A company can be compulsory dissolved if:
- The company has not been changed from IVS to ApS
- The company has not submitted an annual report in time
- The company does not have an auditor, unless the company has lawfully opted out of auditing the annual report.
- The company does not have a legal management
- It is not possible to get in touch with the management at the registered address of the company
- The company has not responded to lost outstanding capital
- The company has not registered legal or beneficial owners
All IVS’s are being sent for compulsory dissolution if they have not been transformed into an ApS by 15 October 2021.
Before the Danish Business Authority decides to send a company to compulsory dissolution, the company will be notified by letter in E-Boks. If the situation justifying the compulsory dissolution is not rectified within the deadline given by the Danish Business Authority in the letter, the company will be sent for compulsory dissolution.
If/when the matter has not been rectified, the company will be sent for compulsory dissolution and the Danish Business Authority will send the case to the probate court where the company belongs. The probate court then appoints a liquidator to assist in the compulsory dissolution.
When the company has been requested to be compulsory dissolved, it will appear from CVR, where the company’s name will be registered “under compulsory dissolution”.
How can you save you company so that it is not compulsory dissolved?
When the company is being compulsory dissolved, it will either be resumed, merged, liquidated solvent, or declared bankrupt.
Resumption:
It is a prerequisite for a company to be resumed, that the company has a positive net worth and that no illegal loans have been granted to the company’s management or shareholders.
To get the company resumed, a state-authorized or registered auditor must prepare statements about the company’s capital and shareholder loans, and an extraordinary general meeting must be held at which it is decided to resume the company.
If the company has been sent for compulsory dissolution due to no submission of an annual report, this must be prepared and reported to the Danish Business Authority at the same time. If the company has been sent for compulsory dissolution for another reason, this matter must also be rectified in connection with the general meeting.
An IVS can only be resumed if it is transformed into an ApS at the same time.
The report of the general meeting and the auditor’s statements must be notified to the Danish Business Authority.
If the probate court has appointed a liquidator before the Danish Business Authority has processed the request for resumption, the liquidator must participate and consent to resumption. This entails costs, as the company itself must cover the liquidator’s costs.
Merger:
If a company has been sent for compulsory dissolution within the last five years, the company cannot be resumed.
If the company is not to be liquidated, the only way to continue with the company is a merger.
This also requires the assistance of an auditor. If the probate court has appointed a liquidator, he must also be here assisting and consent to the conditions for carrying out a merger being met.
Solvent liquidation:
If the company is not to continue, but this is solvent, it can be liquidated by a solvent liquidation.
For this purpose, the company must prepare any missing annual reports as well as a liquidation account. This must be prepared by an auditor who also makes sure to file a final tax return with the Tax Administration.
A solvent liquidation presupposes that all creditors are paid in full.
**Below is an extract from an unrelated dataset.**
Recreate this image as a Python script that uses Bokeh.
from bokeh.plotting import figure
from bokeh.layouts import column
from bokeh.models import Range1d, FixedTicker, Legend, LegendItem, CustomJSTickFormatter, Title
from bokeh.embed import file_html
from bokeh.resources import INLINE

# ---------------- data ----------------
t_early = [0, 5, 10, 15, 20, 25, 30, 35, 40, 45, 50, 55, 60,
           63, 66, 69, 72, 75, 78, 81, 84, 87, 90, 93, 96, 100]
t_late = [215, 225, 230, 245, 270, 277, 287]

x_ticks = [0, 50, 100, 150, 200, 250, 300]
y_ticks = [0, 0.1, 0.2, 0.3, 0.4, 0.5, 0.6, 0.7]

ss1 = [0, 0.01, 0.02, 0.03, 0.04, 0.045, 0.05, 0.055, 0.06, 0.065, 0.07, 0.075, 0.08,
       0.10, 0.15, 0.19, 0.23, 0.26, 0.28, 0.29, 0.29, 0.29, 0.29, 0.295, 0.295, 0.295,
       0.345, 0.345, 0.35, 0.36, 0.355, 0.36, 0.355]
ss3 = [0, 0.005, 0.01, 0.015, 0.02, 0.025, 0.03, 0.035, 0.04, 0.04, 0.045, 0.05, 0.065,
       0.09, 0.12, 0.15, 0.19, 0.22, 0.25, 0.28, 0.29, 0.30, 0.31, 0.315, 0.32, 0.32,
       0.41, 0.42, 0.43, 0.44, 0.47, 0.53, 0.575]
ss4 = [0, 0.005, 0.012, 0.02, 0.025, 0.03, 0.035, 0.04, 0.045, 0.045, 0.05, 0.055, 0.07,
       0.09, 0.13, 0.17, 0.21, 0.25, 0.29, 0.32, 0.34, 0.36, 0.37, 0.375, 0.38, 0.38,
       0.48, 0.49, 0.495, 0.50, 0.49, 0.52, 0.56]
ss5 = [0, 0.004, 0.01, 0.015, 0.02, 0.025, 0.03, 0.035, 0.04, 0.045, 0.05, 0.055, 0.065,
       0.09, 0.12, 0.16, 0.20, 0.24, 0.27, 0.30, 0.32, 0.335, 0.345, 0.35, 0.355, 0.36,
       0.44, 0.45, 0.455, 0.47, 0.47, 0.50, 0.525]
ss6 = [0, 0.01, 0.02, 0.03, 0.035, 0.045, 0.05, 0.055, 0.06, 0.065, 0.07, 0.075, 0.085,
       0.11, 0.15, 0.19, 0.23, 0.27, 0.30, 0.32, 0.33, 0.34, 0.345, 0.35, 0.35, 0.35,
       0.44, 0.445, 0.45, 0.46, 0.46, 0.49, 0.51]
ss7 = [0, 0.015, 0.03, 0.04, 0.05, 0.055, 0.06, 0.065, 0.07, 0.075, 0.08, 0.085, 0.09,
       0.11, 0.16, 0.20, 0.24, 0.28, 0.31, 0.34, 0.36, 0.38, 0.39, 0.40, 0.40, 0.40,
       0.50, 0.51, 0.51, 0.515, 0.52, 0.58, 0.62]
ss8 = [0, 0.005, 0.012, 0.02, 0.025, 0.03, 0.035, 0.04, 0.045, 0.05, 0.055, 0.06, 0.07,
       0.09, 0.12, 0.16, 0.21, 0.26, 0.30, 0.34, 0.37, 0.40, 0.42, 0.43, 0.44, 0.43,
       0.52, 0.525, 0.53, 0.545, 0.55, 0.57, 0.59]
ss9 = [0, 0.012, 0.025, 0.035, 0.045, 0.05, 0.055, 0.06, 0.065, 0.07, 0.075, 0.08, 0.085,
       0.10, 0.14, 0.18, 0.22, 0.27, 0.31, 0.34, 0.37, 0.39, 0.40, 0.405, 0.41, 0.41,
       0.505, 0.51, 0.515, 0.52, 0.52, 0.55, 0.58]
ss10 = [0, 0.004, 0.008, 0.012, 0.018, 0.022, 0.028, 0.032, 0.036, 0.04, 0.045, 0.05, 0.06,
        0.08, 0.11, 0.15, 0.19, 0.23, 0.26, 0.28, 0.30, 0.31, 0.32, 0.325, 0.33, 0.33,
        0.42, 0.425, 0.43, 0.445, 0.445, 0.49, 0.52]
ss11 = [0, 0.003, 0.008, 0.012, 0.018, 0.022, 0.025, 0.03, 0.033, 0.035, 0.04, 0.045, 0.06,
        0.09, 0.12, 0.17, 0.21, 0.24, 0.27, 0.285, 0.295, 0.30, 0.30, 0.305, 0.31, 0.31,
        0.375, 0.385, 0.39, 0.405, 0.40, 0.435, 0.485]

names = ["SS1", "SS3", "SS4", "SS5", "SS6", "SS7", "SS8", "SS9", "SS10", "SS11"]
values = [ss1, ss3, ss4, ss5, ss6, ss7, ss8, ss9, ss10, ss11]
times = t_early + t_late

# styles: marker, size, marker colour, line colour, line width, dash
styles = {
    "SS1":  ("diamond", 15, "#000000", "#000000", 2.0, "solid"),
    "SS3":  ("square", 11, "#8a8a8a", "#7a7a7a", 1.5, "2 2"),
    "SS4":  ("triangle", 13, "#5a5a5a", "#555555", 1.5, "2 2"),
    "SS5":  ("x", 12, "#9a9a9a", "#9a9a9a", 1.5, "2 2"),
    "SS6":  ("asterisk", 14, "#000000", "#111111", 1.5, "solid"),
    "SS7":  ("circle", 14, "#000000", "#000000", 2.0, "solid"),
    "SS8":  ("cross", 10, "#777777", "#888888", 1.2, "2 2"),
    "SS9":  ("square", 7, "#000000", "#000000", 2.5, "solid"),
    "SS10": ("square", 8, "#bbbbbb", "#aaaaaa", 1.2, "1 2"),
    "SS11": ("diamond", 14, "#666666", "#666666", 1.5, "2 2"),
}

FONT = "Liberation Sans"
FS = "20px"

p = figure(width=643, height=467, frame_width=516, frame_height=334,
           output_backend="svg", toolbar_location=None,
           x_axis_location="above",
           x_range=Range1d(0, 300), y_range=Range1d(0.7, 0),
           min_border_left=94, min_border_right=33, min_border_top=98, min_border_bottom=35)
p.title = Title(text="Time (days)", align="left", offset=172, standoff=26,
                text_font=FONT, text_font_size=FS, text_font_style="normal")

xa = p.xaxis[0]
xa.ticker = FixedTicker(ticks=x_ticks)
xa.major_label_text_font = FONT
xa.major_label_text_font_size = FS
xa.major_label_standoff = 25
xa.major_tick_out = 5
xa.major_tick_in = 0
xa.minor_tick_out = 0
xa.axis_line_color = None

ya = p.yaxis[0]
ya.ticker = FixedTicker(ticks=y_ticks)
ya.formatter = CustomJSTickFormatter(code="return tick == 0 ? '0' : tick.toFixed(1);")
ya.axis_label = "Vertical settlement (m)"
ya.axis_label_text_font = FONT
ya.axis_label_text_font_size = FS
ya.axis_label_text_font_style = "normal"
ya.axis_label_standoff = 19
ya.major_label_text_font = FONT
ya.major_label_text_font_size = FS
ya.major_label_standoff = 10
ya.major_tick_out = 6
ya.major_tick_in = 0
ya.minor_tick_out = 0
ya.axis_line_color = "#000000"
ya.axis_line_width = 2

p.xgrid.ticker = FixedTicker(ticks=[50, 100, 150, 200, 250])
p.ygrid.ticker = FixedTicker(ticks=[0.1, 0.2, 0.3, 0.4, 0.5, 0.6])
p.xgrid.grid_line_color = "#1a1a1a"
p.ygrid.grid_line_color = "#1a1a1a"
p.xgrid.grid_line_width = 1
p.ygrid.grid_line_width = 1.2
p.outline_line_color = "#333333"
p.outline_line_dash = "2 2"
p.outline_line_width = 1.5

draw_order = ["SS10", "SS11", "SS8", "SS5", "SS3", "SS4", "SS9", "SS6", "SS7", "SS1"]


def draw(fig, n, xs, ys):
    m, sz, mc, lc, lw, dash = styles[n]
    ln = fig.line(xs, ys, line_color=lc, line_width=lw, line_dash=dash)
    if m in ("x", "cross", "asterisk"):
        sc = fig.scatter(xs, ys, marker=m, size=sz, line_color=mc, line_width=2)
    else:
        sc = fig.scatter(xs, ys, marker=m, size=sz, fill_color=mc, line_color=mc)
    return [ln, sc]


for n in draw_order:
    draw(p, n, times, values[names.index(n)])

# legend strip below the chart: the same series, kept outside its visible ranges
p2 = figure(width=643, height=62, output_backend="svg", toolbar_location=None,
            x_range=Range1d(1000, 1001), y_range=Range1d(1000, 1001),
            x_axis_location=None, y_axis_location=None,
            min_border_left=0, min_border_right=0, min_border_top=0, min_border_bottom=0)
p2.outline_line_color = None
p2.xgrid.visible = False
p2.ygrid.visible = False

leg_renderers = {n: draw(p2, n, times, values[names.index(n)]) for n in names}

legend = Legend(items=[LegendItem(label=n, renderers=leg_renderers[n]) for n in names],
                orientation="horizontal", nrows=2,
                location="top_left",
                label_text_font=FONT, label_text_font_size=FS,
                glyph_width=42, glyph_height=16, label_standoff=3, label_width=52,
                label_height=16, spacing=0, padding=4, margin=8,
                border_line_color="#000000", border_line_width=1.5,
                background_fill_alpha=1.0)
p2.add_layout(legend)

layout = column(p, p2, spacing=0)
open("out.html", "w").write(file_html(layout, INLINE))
The auditor will therefore apply the Tax Administration for a tax receipt, which means that the Tax Administration declares that there is no debt to the public sector. At the moment, there is a case processing time at the Tax Administration of approx. 6 months.
When this has been received, the final general meeting must be held, after which the liquidator notifies the probate court that the liquidation has been completed.
Bankruptcy:
If the company does not have the funds to carry through the above, the appointed liquidator will file for bankruptcy with the probate court, and a trustee will be appointed.
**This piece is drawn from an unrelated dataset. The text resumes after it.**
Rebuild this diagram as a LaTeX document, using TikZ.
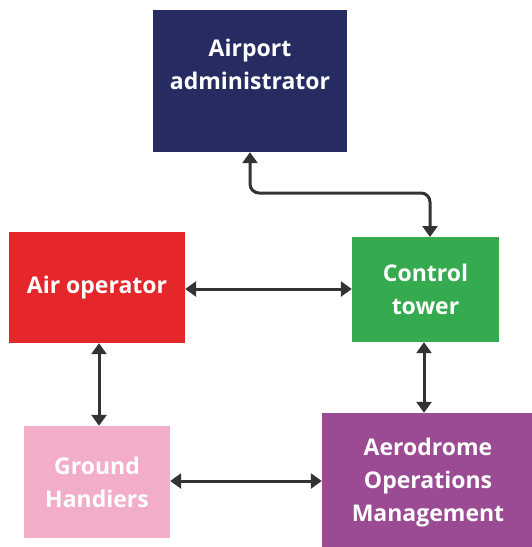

After this, the trustee will carry out an estate administration and make an examination of which transactions have taken place in the company and examine whether there are assets that can be realized and the proceeds distributed among the company’s creditors.
The trustee will also have to assess whether there are grounds for suspending the previous management. This is the case if the trustee finds that the conduct of business in the company has been grossly indefensible.
Summary:
If you want to continue with the operation of the company, it will be necessary to respond immediately to the Danish Business Authority’s notice of compulsory dissolution. Otherwise, upon resumption, it will be necessary to cooperate with the liquidator.